Could creative agencies see the move to “creative connections agency” as a threat? Particularly when Baxter is citing the likes of Soap Creative, R\GA or even public relations agency One Green Bean as competitors. 

“We don’t want to be an aggressor or threat to creative agencies,” he says, playing down any risk. “I think they are crying out for creatively minded connections companies. We can do things that creative agencies can’t do because of our heritage.”

We are a business that has a suite of capabilities that the creative agencies don’t generally have, but I’m sure some will see it that way (as a threat).”

Mat Baxter


Gold collar workers

So what will success look like? And will Baxter be there to see the new plan through?

“We want to be the media owner’s most preferred agency to work with, which by the way we already are, so we want to maintain and improve that,” Baxter says.

“So we have got the media owner relationship, the creative agency relationship and of course the client relationship which we are managing day-to-day, and then you have internal business.

“And the commitment I’ve made to my staff is to turn every single person from a white collar worker to a gold collar worker – people who will be in demand in the future.”

Baxter says key to the repositioning will be whether or not the agency can reskill its staff for a world where paid media – with its spots and dots, paid transactions etc – is not at the centre.

“We want people who have a digital centre, who understand the world of owned and earned, who are in demand and have a skillset that will be enduring for 15, 20, 30 years.

Right now the media set they have will not be enduring. Unless they skill up, the younger ones, they are going to be struggling to have a career that will last their lifetimes,” he says pointing to the risks from both automation and broader digital disruption.

The agency has already restructured to redefine key roles. For example, the traditional Investment arm becomes Partnerships, focused on more than just the buying of paid media, while Client Service becomes about client advice and management and a new division called Connections Design is charged with driving not just implementation but adjusting strategy throughout the campaign.
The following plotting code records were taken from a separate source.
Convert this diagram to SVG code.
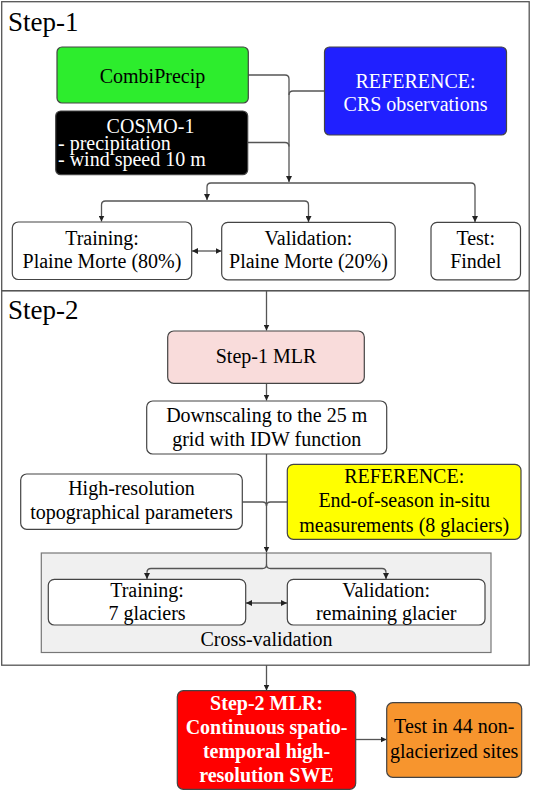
<svg xmlns="http://www.w3.org/2000/svg" width="533" height="791" viewBox="0 0 533 791">
<defs>
<marker id="ah" markerUnits="userSpaceOnUse" markerWidth="7" markerHeight="6" refX="6" refY="3" orient="auto-start-reverse">
<path d="M0,0 L6,3 L0,6 z" fill="#222"/>
</marker>
<style>
text{font-size:20px;fill:#000;text-anchor:middle}
.title{font-size:27px;text-anchor:start}
.w{fill:#fff}
.b{font-weight:bold}
.l{text-anchor:start}
.box{stroke:#444;stroke-width:1.2}
.frame{fill:none;stroke:#555;stroke-width:1.3}
.c{fill:none;stroke:#555;stroke-width:1.3}
.ca{fill:none;stroke:#555;stroke-width:1.3;marker-end:url(#ah)}
.cd{fill:none;stroke:#555;stroke-width:1.3;marker-start:url(#ah);marker-end:url(#ah)}
</style>
</defs>
<rect width="533" height="791" fill="#fff"/>
<g font-family="Liberation Serif, serif">
<g id="frames">
<rect class="frame" x="1.7" y="1.7" width="527.5" height="289"/>
<rect class="frame" x="1.7" y="290.7" width="527.5" height="374.5"/>
<text class="title" x="8" y="31">Step-1</text>
<text class="title" x="8" y="318.5">Step-2</text>
</g>
<g id="cross-validation">
<rect x="41.3" y="553" width="449.7" height="99.5" fill="#f0f0f0" stroke="#777" stroke-width="1.2"/>
<text x="266.5" y="645.5">Cross-validation</text>
</g>
<g id="connectors">
<path class="ca" d="M248,75 H285 Q289,75 289,79 V182"/>
<path class="c" d="M325,91 H293 Q289,91 289,95"/>
<path class="c" d="M248,142.5 H285 Q289,142.5 289,146.5"/>
<path class="ca" d="M207,187 V200"/>
<path class="ca" d="M475,187 V222"/>
<path class="c" d="M207,187 Q207,183 211,183 H471 Q475,183 475,187"/>
<path class="ca" d="M101.5,205 V221.5"/>
<path class="ca" d="M308.5,205 V222"/>
<path class="c" d="M101.5,205 Q101.5,201 105.5,201 H304.5 Q308.5,201 308.5,205"/>
<path class="cd" d="M192,251 H221.5"/>
<path class="ca" d="M266.5,291 V330.5"/>
<path class="ca" d="M266.5,383.5 V400.5"/>
<path class="ca" d="M266.5,454 V552.5"/>
<path class="c" d="M242.3,502 H262.5 Q266.5,502 266.5,506"/>
<path class="c" d="M287.3,502 H270.5 Q266.5,502 266.5,506"/>
<path class="c" d="M266.5,553 V564.5 Q266.5,568.5 262.5,568.5 H151 Q147,568.5 147,572.5"/>
<path class="c" d="M266.5,564.5 Q266.5,568.5 270.5,568.5 H382 Q386,568.5 386,572.5"/>
<path class="ca" d="M147,572.5 V579"/>
<path class="ca" d="M386,572.5 V579"/>
<path class="cd" d="M246,603 H287"/>
<path class="ca" d="M266.5,665 V690.5"/>
<path class="ca" d="M355.7,739.5 H386.5"/>
</g>
<g id="combiprecip">
<rect class="box" x="57" y="47" width="191.3" height="56" rx="5" fill="#2ded2d"/>
<text x="152.5" y="83">CombiPrecip</text>
</g>
<g id="reference-crs">
<rect class="box" x="324.5" y="47" width="182" height="88" rx="5" fill="#2020ff"/>
<text class="w" x="415.5" y="87.5">REFERENCE:</text>
<text class="w" x="415.5" y="110.5">CRS observations</text>
</g>
<g id="cosmo1">
<rect class="box" x="55.7" y="111" width="192" height="63.7" rx="5" fill="#000"/>
<text class="w" x="150.5" y="133.3">COSMO-1</text>
<text class="w l" x="58" y="150">- precipitation</text>
<text class="w l" x="58" y="166">- wind speed 10 m</text>
</g>
<g id="training-pm">
<rect class="box" x="12.3" y="222" width="179.4" height="57.5" rx="6" fill="#fff"/>
<text x="102" y="245">Training:</text>
<text x="102" y="268">Plaine Morte (80%)</text>
</g>
<g id="validation-pm">
<rect class="box" x="221.7" y="222.3" width="173.5" height="57.5" rx="6" fill="#fff"/>
<text x="308.5" y="245">Validation:</text>
<text x="308.5" y="268">Plaine Morte (20%)</text>
</g>
<g id="test-findel">
<rect class="box" x="431" y="222.3" width="89.5" height="57.5" rx="6" fill="#fff"/>
<text x="475.7" y="245">Test:</text>
<text x="475.7" y="268">Findel</text>
</g>
<g id="step1-mlr">
<rect class="box" x="167.7" y="331" width="196.6" height="52.3" rx="6" fill="#f9dcdb"/>
<text x="266" y="363.3">Step-1 MLR</text>
</g>
<g id="downscaling">
<rect class="box" x="146.7" y="401" width="240" height="53" rx="6" fill="#fff"/>
<text x="266.7" y="421.7">Downscaling to the 25 m</text>
<text x="266.7" y="445.7">grid with IDW function</text>
</g>
<g id="high-res">
<rect class="box" x="20.7" y="474" width="221.6" height="55.3" rx="6" fill="#fff"/>
<text x="131.5" y="495">High-resolution</text>
<text x="131.5" y="519.3">topographical parameters</text>
</g>
<g id="reference-insitu">
<rect class="box" x="287.3" y="464.3" width="233.7" height="75" rx="6" fill="#ffff00"/>
<text x="404.2" y="483.3">REFERENCE:</text>
<text x="404.2" y="507.3">End-of-season in-situ</text>
<text x="404.2" y="531.7">measurements (8 glaciers)</text>
</g>
<g id="training-7">
<rect class="box" x="48.3" y="579.3" width="197.4" height="45.7" rx="6" fill="#fff"/>
<text x="147" y="596.7">Training:</text>
<text x="147" y="620">7 glaciers</text>
</g>
<g id="validation-rem">
<rect class="box" x="287.3" y="579.3" width="197.7" height="45.7" rx="6" fill="#fff"/>
<text x="386.2" y="596.7">Validation:</text>
<text x="386.2" y="619.5">remaining glacier</text>
</g>
<g id="step2-mlr">
<rect class="box" x="177.3" y="690.7" width="178.4" height="98.6" rx="6" fill="#ff0000"/>
<text class="w b" x="266.5" y="710">Step-2 MLR:</text>
<text class="w b" x="266.5" y="734">Continuous spatio-</text>
<text class="w b" x="266.5" y="758">temporal high-</text>
<text class="w b" x="266.5" y="782">resolution SWE</text>
</g>
<g id="test-44">
<rect class="box" x="386.7" y="702.7" width="135" height="74.6" rx="6" fill="#f7952e"/>
<text x="454.2" y="733.3">Test in 44 non-</text>
<text x="454.2" y="758.3">glacierized sites</text>
</g>
</g>
</svg>
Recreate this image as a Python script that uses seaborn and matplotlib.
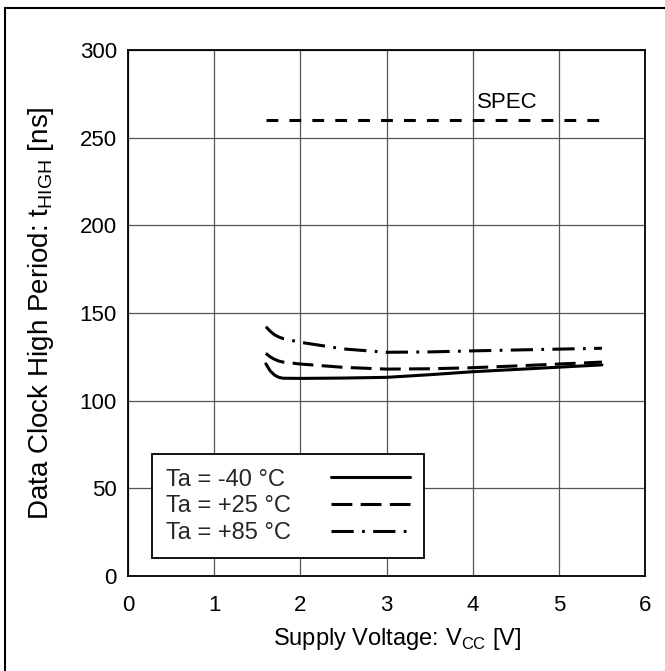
import numpy as np
import pandas as pd
import seaborn as sns
import matplotlib.pyplot as plt
from matplotlib.lines import Line2D

# supply voltage points [V]
vcc = [1.6, 1.65, 1.7, 1.75, 1.8, 2.0, 2.5, 3.0, 3.5, 4.0, 4.5, 5.0, 5.5]

# t_HIGH [ns] per temperature
t_m40 = [121.0, 117.0, 114.6, 113.3, 112.8, 112.7, 112.9, 113.3, 114.8, 116.5, 117.8, 119.1, 120.4]
t_p25 = [127.0, 125.0, 123.6, 122.6, 122.0, 120.9, 119.0, 118.0, 118.2, 118.8, 119.8, 120.9, 122.0]
t_p85 = [142.2, 139.6, 137.6, 136.3, 135.4, 133.3, 129.5, 127.6, 127.8, 128.4, 128.9, 129.4, 129.9]

spec_x = [1.6, 5.5]
spec_y = [260, 260]

labels = ["Ta = -40 °C", "Ta = +25 °C", "Ta = +85 °C"]
series = [t_m40, t_p25, t_p85]
styles = ["-", (0, (15, 6)), (0, (16, 6, 2, 6))]

x_ticks = [0, 1, 2, 3, 4, 5, 6]
y_ticks = [0, 50, 100, 150, 200, 250, 300]

sns.set_theme(style="white")
plt.rcParams["font.family"] = ["Liberation Sans", "DejaVu Sans"]
plt.rcParams["mathtext.fontset"] = "custom"
plt.rcParams["mathtext.rm"] = "Liberation Sans"
plt.rcParams["lines.scale_dashes"] = False

fig = plt.figure(figsize=(6.65, 6.71), dpi=100)
ax = fig.add_axes([128 / 665, 1 - 576 / 671, 517 / 665, 526 / 671])

df = pd.DataFrame({"vcc": vcc})
for lab, vals, ls in zip(labels, series, styles):
    df[lab] = vals
    sns.lineplot(data=df, x="vcc", y=lab, ax=ax, color="black", lw=2.2,
                 linestyle=ls, label=lab)

sns.lineplot(x=spec_x, y=spec_y, ax=ax, color="black", lw=2.2,
             linestyle=(0, (8.5, 8)))
ax.text(4.05, 267, "SPEC", fontsize=16, color="black")

ax.set_xlim(0, 6)
ax.set_ylim(0, 300)
ax.set_xticks(x_ticks)
ax.set_yticks(y_ticks)
ax.tick_params(length=0, labelsize=16, colors="black")
ax.tick_params(axis="x", pad=14)
ax.tick_params(axis="y", pad=8)
ax.grid(True, color="#555555", lw=0.9)
for sp in ax.spines.values():
    sp.set_color("black")
    sp.set_linewidth(1.3)

ax.set_xlabel(r"Supply Voltage: V$_{\mathregular{CC}}$ [V]", fontsize=17,
              color="black", labelpad=11)
ax.xaxis.set_label_coords(0.52, -0.095)
ax.set_ylabel(r"Data Clock High Period: t$_{\mathregular{HIGH}}$ [ns]",
              fontsize=20, color="black", labelpad=17)

leg = ax.legend(loc="lower left", bbox_to_anchor=(0.046, 0.034),
                borderaxespad=0, markerfirst=False, handlelength=3.35,
                handletextpad=1.7, fontsize=17, frameon=True, fancybox=False,
                labelspacing=0.2, borderpad=0.6)
leg.get_frame().set_edgecolor("black")
leg.get_frame().set_linewidth(1.3)
leg.get_frame().set_alpha(1)

# keep label text left-aligned and line samples in one column
fig.canvas.draw()
renderer = fig.canvas.get_renderer()
widths = [t.get_window_extent(renderer).width for t in leg.get_texts()]
rows = leg._legend_handle_box.get_children()[0].get_children()
for row, w in zip(rows, widths):
    row.sep += (max(widths) - w) * 72 / fig.dpi

# outer frame (only left and top edges fall inside the picture)
fig.add_artist(Line2D([5 / 665, 5 / 665], [0, 1 - 8 / 671], color="black", lw=1.5))
fig.add_artist(Line2D([5 / 665, 1], [1 - 8 / 671, 1 - 8 / 671], color="black", lw=1.5))

fig.savefig("out.png", dpi=100)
Baxter insists “we don’t necessarily need to invest to create partnerships”, giving an example theoretical tie up between clients Lego and News Corp in a bid to sell more toys and newspapers. “That doesn’t need a media budget attached to it but can still deliver on sales outcome of both businesses.”
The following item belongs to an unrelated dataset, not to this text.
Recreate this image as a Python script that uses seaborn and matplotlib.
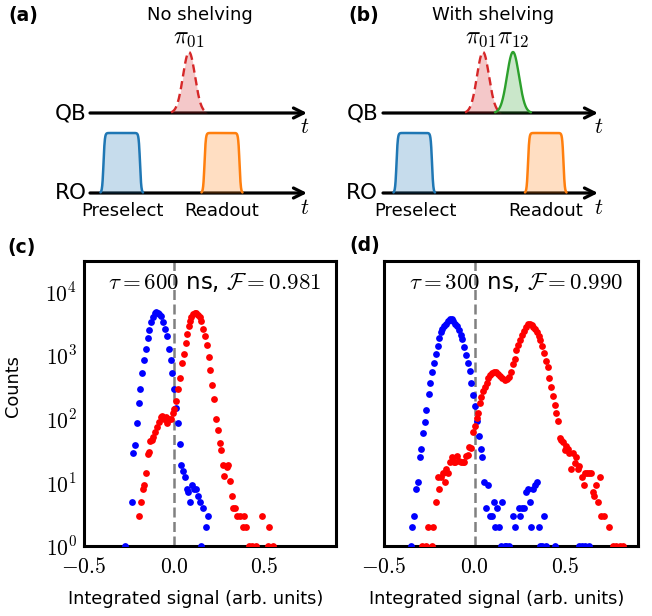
import numpy as np
import matplotlib
matplotlib.use("Agg")
import matplotlib.pyplot as plt
import seaborn as sns
from matplotlib.ticker import FuncFormatter, LogLocator, NullFormatter

# ---------------- data: panel (c), tau = 600 ns ----------------
blue_c_x = [-0.270, -0.236, -0.227, -0.218, -0.207, -0.196, -0.187, -0.176, -0.167, -0.158,
            -0.147, -0.137, -0.128, -0.117, -0.108, -0.099, -0.090, -0.081, -0.071, -0.060,
            -0.049, -0.038, -0.027, -0.018, -0.009, 0.000, 0.009, 0.020, 0.031, 0.040,
            0.049, 0.060, 0.070, 0.079, 0.090, 0.100, 0.112, 0.122, 0.133, 0.142,
            0.152, 0.160, 0.180, 0.190]
blue_c_y = [1, 5, 29, 39, 87, 174, 288, 513, 830, 1260,
            1880, 2460, 3310, 3900, 4500, 4700, 4600, 4370, 4100, 3310,
            2600, 2000, 1250, 850, 527, 288, 145, 85, 40, 19,
            15, 12, 8, 7, 5, 9, 8, 8, 6, 5,
            1, 4, 2, 3]
red_c_x = [-0.196, -0.185, -0.174, -0.167, -0.156, -0.145, -0.139, -0.132, -0.123, -0.114,
           -0.104, -0.093, -0.084, -0.075, -0.064, -0.055, -0.046, -0.037, -0.026, -0.015,
           -0.007, 0.002, 0.013, 0.022, 0.033, 0.042, 0.053, 0.064, 0.073, 0.081,
           0.088, 0.097, 0.106, 0.114, 0.123, 0.132, 0.142, 0.152, 0.163, 0.172,
           0.183, 0.192, 0.201, 0.212, 0.222, 0.231, 0.242, 0.253, 0.262, 0.271,
           0.280, 0.293, 0.302, 0.311, 0.320, 0.330, 0.341, 0.350, 0.366, 0.381,
           0.390, 0.400, 0.418, 0.436, 0.454, 0.491, 0.520, 0.529, 0.550]
red_c_y = [3, 5, 8, 9, 14, 28, 30, 44, 46, 52,
           61, 73, 88, 107, 112, 100, 105, 86, 98, 100,
           121, 142, 190, 290, 440, 740, 1020, 1560, 2170, 2900,
           3450, 3960, 4370, 4580, 4580, 4300, 3900, 3400, 2600, 1960,
           1420, 930, 590, 335, 205, 100, 66, 42, 32, 19,
           12.6, 17.5, 19, 10.6, 6, 4, 4, 3, 3, 2,
           3, 2, 1, 1, 1, 3, 1, 2, 1]

# ---------------- data: panel (d), tau = 300 ns ----------------
blue_d_x = [-0.353, -0.344, -0.335, -0.324, -0.315, -0.304, -0.295, -0.284, -0.275, -0.266,
            -0.254, -0.245, -0.235, -0.225, -0.214, -0.205, -0.198, -0.187, -0.178, -0.169,
            -0.159, -0.148, -0.137, -0.126, -0.117, -0.108, -0.099, -0.088, -0.077, -0.068,
            -0.059, -0.048, -0.038, -0.027, -0.018, -0.009, 0.000, 0.013, 0.024, 0.033,
            0.042, 0.051, 0.064, 0.073, 0.084, 0.093, 0.104, 0.113, 0.123, 0.132,
            0.143, 0.153, 0.165, 0.175, 0.190, 0.210, 0.222, 0.242, 0.251, 0.262,
            0.272, 0.282, 0.292, 0.302, 0.311, 0.320, 0.331, 0.342, 0.352, 0.362,
            0.370, 0.381, 0.392, 0.445, 0.575, 0.590, 0.610, 0.630]
blue_d_y = [1, 2, 3, 8, 10, 25, 34, 59, 89, 136,
            243, 370, 550, 755, 1030, 1390, 1820, 2270, 2570, 2830,
            3120, 3390, 3630, 3630, 3450, 3120, 2830, 2500, 2100, 1770,
            1360, 1000, 760, 560, 365, 235, 158, 92, 53, 34,
            25, 10, 4, 9, 3, 3, 5, 2, 4, 2,
            1, 5, 1, 1, 1, 3, 2, 4, 3, 4,
            4, 7, 8, 5, 2, 8, 9, 10, 2, 1,
            1, 3, 1, 1, 1, 1, 1, 1]
red_d_x = [-0.293, -0.270, -0.256, -0.238, -0.229, -0.216, -0.205, -0.196, -0.185, -0.176,
           -0.166, -0.156, -0.147, -0.136, -0.126, -0.116, -0.106, -0.097, -0.087, -0.077,
           -0.067, -0.058, -0.048, -0.038, -0.029, -0.020, -0.009, 0.000, 0.010, 0.019,
           0.028, 0.037, 0.046, 0.056, 0.065, 0.075, 0.086, 0.097, 0.108, 0.118,
           0.128, 0.140, 0.152, 0.165, 0.178, 0.188, 0.201, 0.210, 0.220, 0.229,
           0.240, 0.249, 0.258, 0.269, 0.280, 0.293, 0.306, 0.313, 0.321, 0.331,
           0.342, 0.352, 0.361, 0.370, 0.381, 0.392, 0.403, 0.412, 0.421, 0.430,
           0.440, 0.449, 0.460, 0.469, 0.478, 0.487, 0.495, 0.504, 0.513, 0.522,
           0.531, 0.540, 0.550, 0.559, 0.570, 0.577, 0.590, 0.600, 0.608, 0.619,
           0.630, 0.641, 0.650, 0.660, 0.668, 0.677, 0.690, 0.696, 0.714, 0.738,
           0.760, 0.780, 0.800, 0.815]
red_d_y = [1, 1, 2, 1, 2, 5, 12, 8, 12, 14,
           10, 16, 14, 21, 25, 21, 21, 26, 22, 21,
           21, 21, 26, 27, 36, 35, 61, 77, 104, 124,
           174, 220, 275, 310, 366, 430, 485, 530, 550, 540,
           500, 470, 440, 405, 415, 455, 545, 720, 880, 1190,
           1450, 1750, 2040, 2400, 2800, 3040, 3050, 3000, 2780, 2520,
           2300, 2000, 1700, 1390, 1090, 810, 640, 430, 310, 225,
           163, 121, 92, 50, 47, 43, 32, 37, 34, 29,
           16, 29, 20, 25, 16, 18, 12, 9, 14, 14,
           14, 14, 7, 6, 9, 5, 12, 3, 3, 2,
           1, 1, 1, 1]

panel_notes = [r"$\tau = 600$ ns, $\mathcal{F} = 0.981$",
               r"$\tau = 300$ ns, $\mathcal{F} = 0.990$"]
xtick_vals = [-0.5, 0.0, 0.5]

# ---------------- pulse-sequence schematic parameters (local pixel frame) ----------------
diag_titles = ["No shelving", "With shelving"]
diag_pulse_labels = [r"$\pi_{01}$", r"$\pi_{01}\pi_{12}$"]
gauss_centers = [[189], [157, 187]]
gauss_colors = [["tab:red"], ["tab:red", "tab:green"]]
gauss_dashed = [[True], [True, False]]
trap_edges = [[(103.5, 140.0), (204.5, 239.5)], [(70.5, 106.0), (202.0, 237.5)]]
trap_colors = ["tab:blue", "tab:orange"]
arrow_span = [(90, 307), (57, 272)]
label_right = [87, 52]
text_centers = [dict(title=200, pi=189, pre=122, read=222, t=305),
                dict(title=167, pi=171, pre=89, read=220, t=273)]

sns.set_style("white")
plt.rcParams["font.family"] = ["DejaVu Sans"]
plt.rcParams["mathtext.fontset"] = "cm"
for k in ["text.color", "axes.labelcolor", "xtick.color", "ytick.color", "axes.edgecolor"]:
    plt.rcParams[k] = "black"

W, H = 652, 616
fig = plt.figure(figsize=(W / 100, H / 100), dpi=100)


def fx(p):
    return p / W


def fy(p):
    return 1 - p / H


QB_Y, RO_Y = 113, 193
G_H, T_H, SIG, RAMP = 61, 60, 6.0, 1.3

for i in range(2):
    x0 = 0 if i == 0 else 326
    ax = fig.add_axes([fx(x0), fy(230), fx(326), 230 / H])
    ax.set_xlim(0, 326)
    ax.set_ylim(230, 0)
    ax.axis("off")
    a0, a1 = arrow_span[i]
    for yb in (QB_Y, RO_Y):
        ax.annotate("", xy=(a1, yb), xytext=(a0, yb),
                    arrowprops=dict(arrowstyle="->", lw=2.3, color="k",
                                    mutation_scale=18, shrinkA=0, shrinkB=0))
    for c, col, dsh in zip(gauss_centers[i], gauss_colors[i], gauss_dashed[i]):
        t = np.linspace(c - 3 * SIG, c + 3 * SIG, 200)
        y = QB_Y - G_H * np.exp(-(t - c) ** 2 / (2 * SIG ** 2))
        ax.fill_between(t, QB_Y, y, color=col, alpha=0.25, lw=0, zorder=3)
        ax.plot(t, y, color=col, lw=1.7, ls=(0, (3.5, 2)) if dsh else "-", zorder=4)
    for (e0, e1), col in zip(trap_edges[i], trap_colors):
        t = np.linspace(e0 - 3, e1 + 3, 300)
        y = RO_Y - T_H * 0.5 * (np.tanh((t - e0) / RAMP) - np.tanh((t - e1) / RAMP))
        ax.fill_between(t, RO_Y, y, color=col, alpha=0.25, lw=0, zorder=3)
        ax.plot(t, y, color=col, lw=1.8, zorder=4)
    tc = text_centers[i]
    ax.text(tc["title"], 15, diag_titles[i], ha="center", va="center", fontsize=13)
    ax.text(tc["pi"], 37, diag_pulse_labels[i], ha="center", va="center", fontsize=17.5)
    ax.text(label_right[i], QB_Y, "QB", ha="right", va="center", fontsize=15.5)
    ax.text(label_right[i], RO_Y, "RO", ha="right", va="center", fontsize=15.5)
    ax.text(tc["pre"], 211, "Preselect", ha="center", va="center", fontsize=13)
    ax.text(tc["read"], 211, "Readout", ha="center", va="center", fontsize=13)
    ax.text(tc["t"], 127, r"$t$", ha="center", va="center", fontsize=16)
    ax.text(tc["t"], 208, r"$t$", ha="center", va="center", fontsize=16)

# ---------------- histogram panels ----------------
series = [(blue_c_x, blue_c_y, red_c_x, red_c_y), (blue_d_x, blue_d_y, red_d_x, red_d_y)]
lefts = [84, 384]
widths = [252, 254]
for i in range(2):
    ax = fig.add_axes([fx(lefts[i]), fy(546), fx(widths[i]), 285 / H])
    bx, by, rx, ry = series[i]
    ax.set_yscale("log")
    sns.scatterplot(x=bx, y=by, color="blue", s=24, linewidth=0, ax=ax, zorder=3)
    sns.scatterplot(x=rx, y=ry, color="red", s=24, linewidth=0, ax=ax, zorder=3)
    ax.axvline(0, color="grey", lw=1.8, ls=(0, (4, 1.8)), zorder=2)
    ax.set_xlim(-0.5, 0.9)
    ax.set_ylim(1, 3e4)
    ax.set_xticks(xtick_vals)
    ax.xaxis.set_major_formatter(FuncFormatter(lambda v, p: r"$%.1f$" % v))
    ax.yaxis.set_major_locator(LogLocator(base=10, numticks=10))
    ax.yaxis.set_minor_locator(LogLocator(base=10, subs=np.arange(2, 10), numticks=20))
    ax.yaxis.set_minor_formatter(NullFormatter())
    ax.yaxis.set_major_formatter(FuncFormatter(lambda v, p: r"$10^{%d}$" % int(round(np.log10(v)))))
    ax.tick_params(which="major", direction="in", length=6, width=1.6, top=False, right=False,
                   labelsize=15.5, pad=5)
    ax.tick_params(axis="x", which="major", pad=8)
    ax.tick_params(which="minor", direction="in", length=3.5, width=1.0, top=False, right=False)
    ax.tick_params(axis="x", which="minor", bottom=False)
    for sp in ax.spines.values():
        sp.set_linewidth(2.2)
        sp.set_color("black")
    ax.set_xlabel("Integrated signal (arb. units)", fontsize=12.8)
    ax.xaxis.set_label_coords(0.445, -0.155)
    if i == 0:
        ax.set_ylabel("Counts", fontsize=12.8)
        ax.yaxis.set_label_coords(-0.245, 0.56)
    else:
        ax.tick_params(labelleft=False)
    ax.text(0.52, 0.923, panel_notes[i], transform=ax.transAxes, ha="center", va="center",
            fontsize=16.5)

for lab, px, py in [("(a)", 8, 16), ("(b)", 348, 16), ("(c)", 7, 247), ("(d)", 349, 246)]:
    fig.text(fx(px), fy(py), lab, ha="left", va="center", fontsize=13.5, fontweight="bold")

fig.savefig("out.png", dpi=100)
The reorganisation also brings with it title changes, with national investment director Sev Griffiths becoming chief partnerships officer, while David Haddad will head client advice & management and former director of projects & integration Timo Kugler takes over the new 14 person connections design team.

“A large part of this repositioning is ensuring that we can provide those services, so its not just about paid media – that we can provide advice to a client about how to manage programmatic media or build out an ability to do community management,” adds Baxter.

Baxter insists the new plan is about growth by reinventing the media agency model.

“If the paid media market is only going one way which is down and your whole business is focused on paid media, guess where your business is going to go,” he says.

“In order to grow your business you have to divest your energy from just being about paid media to being about more than that. The young guys get that. They are excited about this.”

But what of Baxter, who has been consistently linked with a move to Mediabrands’ head office in New York to join his boss Henry Tajer.

“Every pitch I’ve been in for the last two years it’s the first question I get: ‘we hear you’re going to New York Mat’,” he acknowledges.

“I don’t know which of our competitors trump that out at the beginning of every pitch.”

Will he still be in Sydney in three years? “I have no idea. But I have no plans to go anywhere and am committed to seeing out the execution of this.”